Jensen offered Southwestern faculty and staff members the opportunity to receive a free bag of fresh produce each week in exchange for 10 hours of work in the garden over the summer. The response to her offer was so overwhelming she had to put some people on a waiting list.
“Within 15 minutes of sending out the notice I had 40 people who were interested,” she said.
Jensen held orientation sessions to familiarize all the new volunteers with the garden and the different tasks they can help with – from weeding and watering to planting and picking. It’s all part of a new trend known as Community Supported Agriculture (CSA).
Many of those who signed up said they did so because they wanted their children to learn where their food comes from.
“My daughter had no sense of where her food comes from,” said Kim Murphy, assistant dean for academic success and advising. Murphy was full of enthusiasm as her six-year-old daughter, Norah, found beans to pick in the garden on the first harvest day.
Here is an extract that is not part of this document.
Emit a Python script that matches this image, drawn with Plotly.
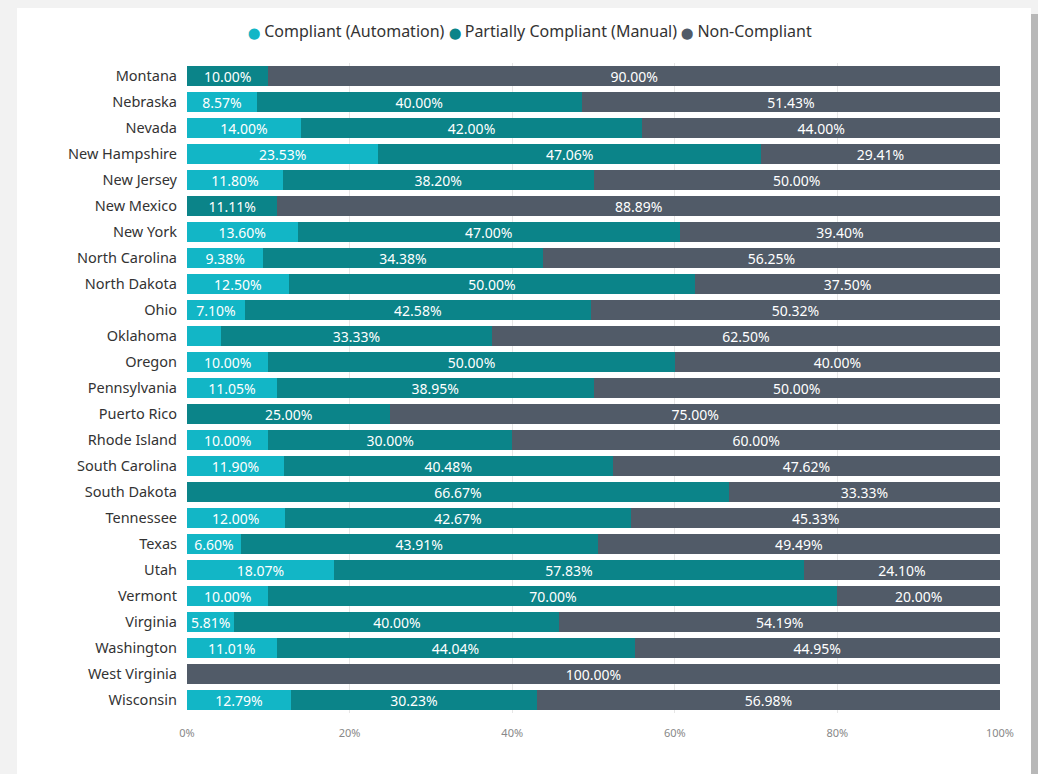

She said they planned to make a side dish of the beans to go with a homemade pizza.
Others said they signed up to learn more about gardening from Jensen, who worked at the Sustainable Food Center in Austin before joining the Southwestern faculty.
“I’d like to have a garden at home, but I don’t know anything about gardening,” said Paulette Butterworth, associate director of Advancement Information Services in University Relations. “This has been an incredible learning experience.” Butterworth brought her seven-year-old son, Drew, to help in the garden on the first harvest day. “He had a blast,” she said. “He is already asking to go back.”
On May 31, all those who signed up to participate in the program received their first bag of produce. The bags contained beans, basil, mint, banana peppers and some greens. Jensen was beaming as she handed them out.
“This is a happy day,” she said.
Future harvests from the garden this summer are expected to include tomatoes, squash, corn, okra and lettuce. Jensen is encouraging participants to share recipes that use the produce they are receiving.